My French colleague’s argument reinforces the point that the Russian Navy is declining, and the Mistral, while a fine ship, will not suddenly turn it into the most formidable force in the region. Furthermore, despite ongoing reforms, the Russian military as a whole will also get weaker before it gets stronger, in part because of deteriorating equipment, in part because of a decline in available personnel, and in part because of the retirement of well-trained officers who began their careers in the Soviet period and their replacement by officers who made their careers in the 1990s, when money for training was scarce.

The second point that comes out of the argument above is that European security would be strengthened by including Russia, rather than isolating it. This doesn’t mean that NATO should be replaced by some sort of vague new European security architecture along the lines proposed recently by Medvedev. But it does mean that the U.S. and European states (including the so-called New Europe of the east) should make an effort to work with Russia on security issues of concern to both sides, rather than ostracizing it because of a combination of leftover Cold War fears (for the western states) and fears of Russian neo-colonialism (for the eastern states).

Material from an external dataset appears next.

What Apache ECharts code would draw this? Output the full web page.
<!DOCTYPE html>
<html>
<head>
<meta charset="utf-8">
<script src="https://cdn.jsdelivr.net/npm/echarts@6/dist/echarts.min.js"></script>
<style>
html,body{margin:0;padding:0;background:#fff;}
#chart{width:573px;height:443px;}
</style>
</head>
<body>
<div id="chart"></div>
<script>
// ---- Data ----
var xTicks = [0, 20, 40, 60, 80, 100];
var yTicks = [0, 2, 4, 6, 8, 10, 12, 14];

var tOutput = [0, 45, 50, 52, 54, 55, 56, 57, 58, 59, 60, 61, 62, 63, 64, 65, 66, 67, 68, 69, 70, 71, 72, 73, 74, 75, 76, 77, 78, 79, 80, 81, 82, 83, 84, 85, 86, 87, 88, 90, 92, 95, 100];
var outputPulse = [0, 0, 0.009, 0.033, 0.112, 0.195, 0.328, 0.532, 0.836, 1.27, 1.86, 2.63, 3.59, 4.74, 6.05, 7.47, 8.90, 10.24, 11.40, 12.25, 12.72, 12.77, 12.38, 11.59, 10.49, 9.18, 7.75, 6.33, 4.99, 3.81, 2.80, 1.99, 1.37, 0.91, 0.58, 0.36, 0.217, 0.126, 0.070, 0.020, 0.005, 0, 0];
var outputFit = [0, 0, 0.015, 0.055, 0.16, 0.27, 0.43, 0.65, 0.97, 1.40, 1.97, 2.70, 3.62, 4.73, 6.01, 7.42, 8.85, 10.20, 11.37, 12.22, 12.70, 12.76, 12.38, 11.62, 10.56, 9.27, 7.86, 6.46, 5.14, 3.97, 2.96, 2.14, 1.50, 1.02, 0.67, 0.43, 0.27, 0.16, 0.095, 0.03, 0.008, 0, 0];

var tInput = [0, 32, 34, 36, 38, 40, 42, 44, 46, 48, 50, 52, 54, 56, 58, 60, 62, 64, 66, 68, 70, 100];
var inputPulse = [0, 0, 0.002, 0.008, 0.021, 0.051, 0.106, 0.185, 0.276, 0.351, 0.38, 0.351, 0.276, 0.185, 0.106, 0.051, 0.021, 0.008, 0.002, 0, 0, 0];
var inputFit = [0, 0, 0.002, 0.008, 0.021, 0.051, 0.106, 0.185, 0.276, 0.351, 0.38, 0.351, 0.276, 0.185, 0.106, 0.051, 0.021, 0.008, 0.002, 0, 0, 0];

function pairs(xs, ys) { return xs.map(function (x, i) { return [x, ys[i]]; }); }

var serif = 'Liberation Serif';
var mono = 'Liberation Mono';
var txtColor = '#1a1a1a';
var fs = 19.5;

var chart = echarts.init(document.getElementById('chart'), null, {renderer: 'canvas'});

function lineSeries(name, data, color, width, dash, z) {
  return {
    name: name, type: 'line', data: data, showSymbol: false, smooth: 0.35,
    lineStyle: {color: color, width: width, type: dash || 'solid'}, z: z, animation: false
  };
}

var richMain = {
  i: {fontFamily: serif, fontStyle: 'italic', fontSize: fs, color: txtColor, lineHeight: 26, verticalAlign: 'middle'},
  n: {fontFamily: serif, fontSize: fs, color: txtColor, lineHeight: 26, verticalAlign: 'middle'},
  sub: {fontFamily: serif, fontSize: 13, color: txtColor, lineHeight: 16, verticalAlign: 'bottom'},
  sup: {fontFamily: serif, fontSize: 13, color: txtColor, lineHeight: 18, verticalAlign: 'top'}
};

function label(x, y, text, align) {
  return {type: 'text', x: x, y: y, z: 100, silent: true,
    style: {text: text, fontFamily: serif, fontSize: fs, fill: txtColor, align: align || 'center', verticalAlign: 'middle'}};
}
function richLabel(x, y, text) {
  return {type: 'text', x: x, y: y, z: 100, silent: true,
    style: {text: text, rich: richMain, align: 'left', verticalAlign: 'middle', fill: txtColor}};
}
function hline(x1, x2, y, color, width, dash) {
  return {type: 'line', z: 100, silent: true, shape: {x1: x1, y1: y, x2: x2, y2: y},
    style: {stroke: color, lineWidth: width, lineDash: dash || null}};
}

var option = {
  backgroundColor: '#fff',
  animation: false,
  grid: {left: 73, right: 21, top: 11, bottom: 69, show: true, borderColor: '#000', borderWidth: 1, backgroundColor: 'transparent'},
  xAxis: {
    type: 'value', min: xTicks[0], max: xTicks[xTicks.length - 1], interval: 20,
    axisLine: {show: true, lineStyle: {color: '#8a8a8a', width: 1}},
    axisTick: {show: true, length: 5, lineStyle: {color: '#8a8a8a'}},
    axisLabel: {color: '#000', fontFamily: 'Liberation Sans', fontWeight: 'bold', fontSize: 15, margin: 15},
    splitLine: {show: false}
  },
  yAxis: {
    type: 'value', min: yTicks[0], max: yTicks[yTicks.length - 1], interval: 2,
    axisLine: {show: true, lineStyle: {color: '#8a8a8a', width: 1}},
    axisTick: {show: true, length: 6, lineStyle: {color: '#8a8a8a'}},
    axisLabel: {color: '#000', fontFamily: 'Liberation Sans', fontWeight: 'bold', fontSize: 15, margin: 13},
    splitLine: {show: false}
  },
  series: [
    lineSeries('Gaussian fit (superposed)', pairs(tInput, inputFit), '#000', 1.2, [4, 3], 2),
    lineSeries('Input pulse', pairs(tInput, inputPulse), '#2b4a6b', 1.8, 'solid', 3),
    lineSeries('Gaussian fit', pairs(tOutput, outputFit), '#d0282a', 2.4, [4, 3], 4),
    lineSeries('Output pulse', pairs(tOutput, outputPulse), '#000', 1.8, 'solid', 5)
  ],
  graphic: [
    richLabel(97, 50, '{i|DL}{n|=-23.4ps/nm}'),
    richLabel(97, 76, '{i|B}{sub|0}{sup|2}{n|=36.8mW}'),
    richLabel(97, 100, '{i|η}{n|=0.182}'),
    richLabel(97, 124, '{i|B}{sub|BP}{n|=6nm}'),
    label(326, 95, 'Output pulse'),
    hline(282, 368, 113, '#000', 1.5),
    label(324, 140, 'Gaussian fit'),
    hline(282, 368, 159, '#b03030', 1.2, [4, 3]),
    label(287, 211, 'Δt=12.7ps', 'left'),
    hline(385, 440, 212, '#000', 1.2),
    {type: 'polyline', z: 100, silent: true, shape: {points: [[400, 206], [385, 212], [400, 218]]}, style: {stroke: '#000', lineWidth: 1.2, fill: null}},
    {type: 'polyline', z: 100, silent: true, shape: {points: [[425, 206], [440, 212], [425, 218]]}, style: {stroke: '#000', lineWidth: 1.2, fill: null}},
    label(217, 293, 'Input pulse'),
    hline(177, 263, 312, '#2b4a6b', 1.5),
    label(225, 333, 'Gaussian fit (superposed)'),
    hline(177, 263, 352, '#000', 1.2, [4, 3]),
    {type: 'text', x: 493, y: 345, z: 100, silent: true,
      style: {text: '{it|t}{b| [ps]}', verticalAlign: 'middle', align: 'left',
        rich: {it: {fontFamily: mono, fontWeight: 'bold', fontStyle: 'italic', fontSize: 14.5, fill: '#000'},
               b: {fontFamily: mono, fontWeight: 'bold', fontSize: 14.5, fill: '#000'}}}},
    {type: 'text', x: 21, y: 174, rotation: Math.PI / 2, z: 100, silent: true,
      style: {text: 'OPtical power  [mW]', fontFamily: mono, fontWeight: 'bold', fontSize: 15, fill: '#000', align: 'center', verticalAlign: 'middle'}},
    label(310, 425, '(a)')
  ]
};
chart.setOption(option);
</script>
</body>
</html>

As I noted in my previous post, I don’t think that Russia is interested in restoring its former empire.  Russia IS interested in preventing the emergence of hostile states on its borders — thus the rapid and somewhat excessive response to Georgia’s attack on South Ossetia. The key question for NATO collectively and its member states individually is how to ensure European security while at the same time reassuring Russia that its security interests on its borders will be taken into account. France and Germany have decided that this question can best be addressed by working with Russia on sensitive issues related to regional economic and military security, rather than by isolating it. While this is something that needs to be done with suitable caution, it seems to me that it’s a better idea than isolating Russia or treating it as a potential enemy.